# [Work to be completed]
From the first line of the data below through the line holding "var minorTicks = [290, 310, 330, 350, 370, 390, 410]", output each line exactly and leave the pictures out.

# [Given material]
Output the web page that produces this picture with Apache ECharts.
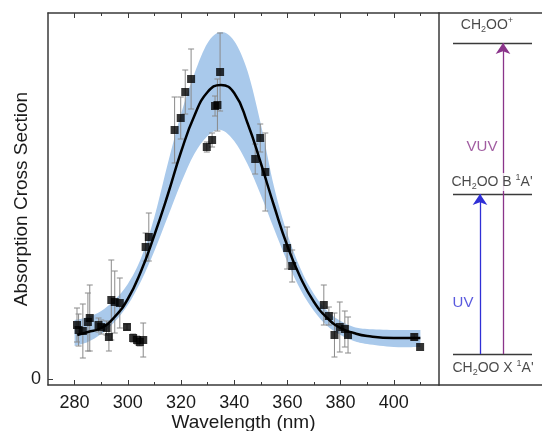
<!DOCTYPE html>
<html>
<head>
<meta charset="utf-8">
<script src="https://cdn.jsdelivr.net/npm/echarts@6/dist/echarts.min.js"></script>
<style>
html, body { margin: 0; padding: 0; background: #fff; }
#chart { width: 542px; height: 431px; }
</style>
</head>
<body>
<div id="chart"></div>
<script>
// measured points (wavelength nm, cross section arb. units, error half-width)
var ptX = [280.9, 281.5, 283.1, 285.0, 285.7, 289.0, 290.0, 292.0, 292.9, 293.8, 295.1, 297.0, 299.7,
  302.0, 303.5, 304.5, 305.8, 306.7, 307.9, 317.6, 319.9, 321.6, 323.8, 329.7, 331.7, 332.8, 333.7,
  334.7, 347.9, 349.8, 351.7, 359.9, 361.8, 373.7, 375.6, 377.7, 379.7, 381.6, 382.8, 407.7, 409.9]
var ptY = [0.54, 0.49, 0.48, 0.57, 0.61, 0.54, 0.52, 0.51, 0.42, 0.79, 0.77, 0.76, 0.52,
  0.41, 0.39, 0.37, 0.39, 1.32, 1.42, 2.49, 2.61, 2.87, 3.00, 2.32, 2.39, 2.73, 2.74,
  3.07, 2.20, 2.41, 2.07, 1.31, 1.13, 0.74, 0.63, 0.44, 0.52, 0.50, 0.44, 0.42, 0.32]
var ptErr = [0.17, 0.16, 0.27, 0.29, 0.33, 0.07, 0.07, 0.07, 0.14, 0.40, 0.31, 0.25, 0.03,
  0.04, 0.04, 0.04, 0.17, 0.14, 0.24, 0.33, 0.21, 0.22, 0.30, 0.05, 0.07, 0.10, 0.26,
  0.39, 0.15, 0.14, 0.39, 0.21, 0.16, 0.20, 0.09, 0.22, 0.25, 0.18, 0.18, 0.03, 0]

// gaussian fit and its confidence band
var fitX = [281, 285, 290, 295, 300, 305, 310, 315, 320, 325, 330, 335, 340, 345, 350, 355, 360, 365, 370, 375, 380, 385, 390, 400, 410]
var fitY = [0.44, 0.47, 0.51, 0.62, 0.80, 1.08, 1.44, 1.84, 2.27, 2.63, 2.87, 2.94, 2.86, 2.56, 2.16, 1.73, 1.33, 1.01, 0.77, 0.61, 0.51, 0.46, 0.43, 0.41, 0.41]
var bandX = [280, 285, 290, 295, 300, 305, 310, 315, 320, 325, 330, 335, 340, 345, 350, 355, 360, 365, 370, 375, 380, 385, 390, 400, 410]
var bandUpper = [0.59, 0.62, 0.68, 0.79, 0.95, 1.21, 1.62, 2.15, 2.65, 3.05, 3.36, 3.47, 3.38, 3.08, 2.55, 1.92, 1.45, 1.10, 0.85, 0.68, 0.58, 0.52, 0.50, 0.49, 0.49]
var bandLower = [0.33, 0.37, 0.45, 0.57, 0.74, 0.98, 1.28, 1.62, 1.96, 2.25, 2.43, 2.49, 2.38, 2.15, 1.84, 1.50, 1.17, 0.89, 0.68, 0.53, 0.44, 0.38, 0.35, 0.32, 0.32]

var majorTicks = [280, 300, 320, 340, 360, 380, 400]
var minorTicks = [290, 310, 330, 350, 370, 390, 410]

// energy level scheme (right panel)
var levelY = [0.25, 1.85, 3.36]
var levelSpan = [14, 93]
var levelLabels = [
  { x: 54, y: 0.11, text: '{a|CH}{s|2}{a|OO X }{p|1}{a|A\'}' },
  { x: 53, y: 1.97, text: '{a|CH}{s|2}{a|OO B }{p|1}{a|A\'}' },
  { x: 48, y: 3.54, text: '{a|CH}{s|2}{a|OO}{p|+}' }
]
var arrows = [
  { name: 'UV', x: 41, from: 0, to: 1, color: '#2f2fd6', labelX: 24, labelY: 0.76 },
  { name: 'VUV', x: 64, from: 0, to: 2, color: '#8a348a', labelX: 43, labelY: 2.32 }
]

var FONT = 'Liberation Sans, Arial, sans-serif'
var FRAME = '#3a3a3a'

function zip(xs, ys) {
  return xs.map(function (x, i) { return [x, ys[i]] })
}

// cubic segments through pixel points (same idea as smooth: true)
function curveSegments(pts) {
  var d = ''
  for (var i = 0; i < pts.length - 1; i++) {
    var p0 = pts[Math.max(i - 1, 0)], p1 = pts[i], p2 = pts[i + 1], p3 = pts[Math.min(i + 2, pts.length - 1)]
    d += ' C' + (p1[0] + (p2[0] - p0[0]) / 6) + ' ' + (p1[1] + (p2[1] - p0[1]) / 6) +
      ' ' + (p2[0] - (p3[0] - p1[0]) / 6) + ' ' + (p2[1] - (p3[1] - p1[1]) / 6) +
      ' ' + p2[0] + ' ' + p2[1]
  }
  return d
}

function renderBand(params, api) {
  var up = bandX.map(function (x, i) { return api.coord([x, bandUpper[i]]) })
  var lo = bandX.map(function (x, i) { return api.coord([x, bandLower[i]]) }).reverse()
  var d = 'M' + up[0][0] + ' ' + up[0][1] + curveSegments(up) +
    ' L' + lo[0][0] + ' ' + lo[0][1] + curveSegments(lo) + ' Z'
  return { type: 'path', shape: { pathData: d }, style: { fill: '#a9c9eb' } }
}

function renderErrorBar(params, api) {
  var x = api.value(0), y = api.value(1), e = api.value(2)
  if (!e) return null
  var top = api.coord([x, y + e])
  var bot = api.coord([x, y - e])
  var cap = 3
  var style = { stroke: '#8a8a8a', lineWidth: 1 }
  return {
    type: 'group',
    children: [
      { type: 'line', shape: { x1: top[0], y1: top[1], x2: bot[0], y2: bot[1] }, style: style },
      { type: 'line', shape: { x1: top[0] - cap, y1: top[1], x2: top[0] + cap, y2: top[1] }, style: style },
      { type: 'line', shape: { x1: bot[0] - cap, y1: bot[1], x2: bot[0] + cap, y2: bot[1] }, style: style }
    ]
  }
}

var chart = echarts.init(document.getElementById('chart'))

var xBase = { type: 'value', gridIndex: 0, min: 270, max: 417, splitLine: { show: false } }
var hidden = { show: false }
var frameLine = { show: true, onZero: false, lineStyle: { color: FRAME, width: 1.5 } }
var noLine = { show: false, onZero: false }

chart.setOption({
  animation: false,
  textStyle: { fontFamily: FONT },
  grid: [
    { left: 48, top: 13, width: 391, height: 372, outerBoundsMode: 'none', containLabel: false },
    { left: 439, top: 13, width: 106, height: 372, outerBoundsMode: 'none', containLabel: false }
  ],
  xAxis: [
    Object.assign({}, xBase, {
      position: 'bottom',
      axisLine: frameLine,
      axisTick: { inside: true, length: 5, customValues: majorTicks, lineStyle: { color: FRAME } },
      axisLabel: { customValues: majorTicks, fontSize: 18, color: '#1a1a1a', margin: 9, fontFamily: FONT },
      name: 'Wavelength (nm)',
      nameLocation: 'middle',
      nameGap: 28,
      nameMoveOverlap: false,
      nameTextStyle: { fontSize: 19, color: '#1a1a1a', fontFamily: FONT }
    }),
    Object.assign({}, xBase, {
      position: 'bottom',
      axisLine: noLine,
      axisTick: { inside: true, length: 3, customValues: minorTicks, lineStyle: { color: FRAME } },
      axisLabel: hidden
    }),
    Object.assign({}, xBase, {
      position: 'top',
      axisLine: frameLine,
      axisTick: { inside: true, length: 5, customValues: majorTicks, lineStyle: { color: FRAME } },
      axisLabel: hidden
    }),
    Object.assign({}, xBase, {
      position: 'top',
      axisLine: noLine,
      axisTick: { inside: true, length: 3, customValues: minorTicks, lineStyle: { color: FRAME } },
      axisLabel: hidden
    }),
    {
      type: 'value', gridIndex: 1, min: 0, max: 106, position: 'bottom',
      axisLine: frameLine, axisTick: hidden, axisLabel: hidden, splitLine: hidden
    },
    {
      type: 'value', gridIndex: 1, min: 0, max: 106, position: 'top',
      axisLine: frameLine, axisTick: hidden, axisLabel: hidden, splitLine: hidden
    }
  ],
  yAxis: [
    {
      type: 'value', gridIndex: 0, min: -0.06, max: 3.66, position: 'left',
      axisLine: frameLine,
      axisTick: { show: true, inside: true, length: 5, customValues: [0], lineStyle: { color: FRAME } },
      axisLabel: { customValues: [0], fontSize: 18, color: '#1a1a1a', margin: 7, fontFamily: FONT },
      splitLine: hidden,
      name: 'Absorption Cross Section',
      nameLocation: 'middle',
      nameGap: 17,
      nameMoveOverlap: false,
      nameTextStyle: { fontSize: 19, color: '#1a1a1a', fontFamily: FONT }
    },
    {
      type: 'value', gridIndex: 0, min: -0.06, max: 3.66, position: 'right',
      axisLine: frameLine, axisTick: hidden, axisLabel: hidden, splitLine: hidden
    },
    {
      type: 'value', gridIndex: 1, min: -0.06, max: 3.66,
      axisLine: noLine, axisTick: hidden, axisLabel: hidden, splitLine: hidden
    }
  ],
  series: [
    {
      type: 'custom', name: 'band', renderItem: renderBand,
      data: [[bandX[0], bandLower[0]]], encode: { x: 0, y: 1 }, z: 1, silent: true
    },
    {
      type: 'custom', name: 'error', renderItem: renderErrorBar,
      data: ptX.map(function (x, i) { return [x, ptY[i], ptErr[i]] }),
      encode: { x: 0, y: 1 }, z: 3
    },
    {
      type: 'line', name: 'fit', data: zip(fitX, fitY), smooth: true, symbol: 'none',
      lineStyle: { color: '#000', width: 2.5 }, z: 4
    },
    {
      type: 'scatter', name: 'data', data: zip(ptX, ptY), symbol: 'rect', symbolSize: 8,
      itemStyle: { color: '#000' }, z: 5
    },
    // energy levels
    {
      type: 'lines', coordinateSystem: 'cartesian2d', xAxisIndex: 4, yAxisIndex: 2,
      symbol: 'none', lineStyle: { color: '#3a3a3a', width: 1.3, opacity: 1 },
      data: levelY.map(function (y) { return { coords: [[levelSpan[0], y], [levelSpan[1], y]] } }),
      z: 2
    },
    {
      type: 'lines', coordinateSystem: 'cartesian2d', xAxisIndex: 4, yAxisIndex: 2,
      symbol: ['none', 'arrow'], symbolSize: [8, 11],
      lineStyle: { width: 1.3, opacity: 1 },
      data: arrows.map(function (a) {
        return { coords: [[a.x, levelY[a.from]], [a.x, levelY[a.to]]], lineStyle: { color: a.color } }
      }),
      z: 3
    },
    {
      type: 'scatter', xAxisIndex: 4, yAxisIndex: 2, symbolSize: 0, z: 6,
      data: levelLabels.map(function (l) { return { value: [l.x, l.y], name: l.text } }),
      label: {
        show: true, position: 'inside', formatter: '{b}',
        backgroundColor: '#fff', padding: [0, 1],
        rich: {
          a: { fontSize: 14, color: '#1a1a1a', lineHeight: 18, fontFamily: FONT },
          s: { fontSize: 9, color: '#1a1a1a', lineHeight: 18, verticalAlign: 'bottom', padding: [6, 0, 0, 0], fontFamily: FONT },
          p: { fontSize: 9, color: '#1a1a1a', lineHeight: 18, verticalAlign: 'top', padding: [0, 0, 6, 0], fontFamily: FONT }
        }
      }
    },
    {
      type: 'scatter', xAxisIndex: 4, yAxisIndex: 2, symbolSize: 0, z: 6,
      data: arrows.map(function (a) { return { value: [a.labelX, a.labelY], name: a.name, itemStyle: { color: a.color } } }),
      label: {
        show: true, position: 'inside', formatter: '{b}', fontSize: 15, fontFamily: FONT,
        color: 'inherit'
      }
    }
  ]
})
</script>
</body>
</html>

# [Finished task]
Output the web page that produces this picture with Apache ECharts.
<!DOCTYPE html>
<html>
<head>
<meta charset="utf-8">
<script src="https://cdn.jsdelivr.net/npm/echarts@6/dist/echarts.min.js"></script>
<style>
html, body { margin: 0; padding: 0; background: #fff; }
#chart { width: 542px; height: 431px; }
</style>
</head>
<body>
<div id="chart"></div>
<script>
// measured points (wavelength nm, cross section arb. units, error half-width)
var ptX = [280.9, 281.5, 283.1, 285.0, 285.7, 289.0, 290.0, 292.0, 292.9, 293.8, 295.1, 297.0, 299.7,
  302.0, 303.5, 304.5, 305.8, 306.7, 307.9, 317.6, 319.9, 321.6, 323.8, 329.7, 331.7, 332.8, 333.7,
  334.7, 347.9, 349.8, 351.7, 359.9, 361.8, 373.7, 375.6, 377.7, 379.7, 381.6, 382.8, 407.7, 409.9]
var ptY = [0.54, 0.49, 0.48, 0.57, 0.61, 0.54, 0.52, 0.51, 0.42, 0.79, 0.77, 0.76, 0.52,
  0.41, 0.39, 0.37, 0.39, 1.32, 1.42, 2.49, 2.61, 2.87, 3.00, 2.32, 2.39, 2.73, 2.74,
  3.07, 2.20, 2.41, 2.07, 1.31, 1.13, 0.74, 0.63, 0.44, 0.52, 0.50, 0.44, 0.42, 0.32]
var ptErr = [0.17, 0.16, 0.27, 0.29, 0.33, 0.07, 0.07, 0.07, 0.14, 0.40, 0.31, 0.25, 0.03,
  0.04, 0.04, 0.04, 0.17, 0.14, 0.24, 0.33, 0.21, 0.22, 0.30, 0.05, 0.07, 0.10, 0.26,
  0.39, 0.15, 0.14, 0.39, 0.21, 0.16, 0.20, 0.09, 0.22, 0.25, 0.18, 0.18, 0.03, 0]

// gaussian fit and its confidence band
var fitX = [281, 285, 290, 295, 300, 305, 310, 315, 320, 325, 330, 335, 340, 345, 350, 355, 360, 365, 370, 375, 380, 385, 390, 400, 410]
var fitY = [0.44, 0.47, 0.51, 0.62, 0.80, 1.08, 1.44, 1.84, 2.27, 2.63, 2.87, 2.94, 2.86, 2.56, 2.16, 1.73, 1.33, 1.01, 0.77, 0.61, 0.51, 0.46, 0.43, 0.41, 0.41]
var bandX = [280, 285, 290, 295, 300, 305, 310, 315, 320, 325, 330, 335, 340, 345, 350, 355, 360, 365, 370, 375, 380, 385, 390, 400, 410]
var bandUpper = [0.59, 0.62, 0.68, 0.79, 0.95, 1.21, 1.62, 2.15, 2.65, 3.05, 3.36, 3.47, 3.38, 3.08, 2.55, 1.92, 1.45, 1.10, 0.85, 0.68, 0.58, 0.52, 0.50, 0.49, 0.49]
var bandLower = [0.33, 0.37, 0.45, 0.57, 0.74, 0.98, 1.28, 1.62, 1.96, 2.25, 2.43, 2.49, 2.38, 2.15, 1.84, 1.50, 1.17, 0.89, 0.68, 0.53, 0.44, 0.38, 0.35, 0.32, 0.32]

var majorTicks = [280, 300, 320, 340, 360, 380, 400]
var minorTicks = [290, 310, 330, 350, 370, 390, 410]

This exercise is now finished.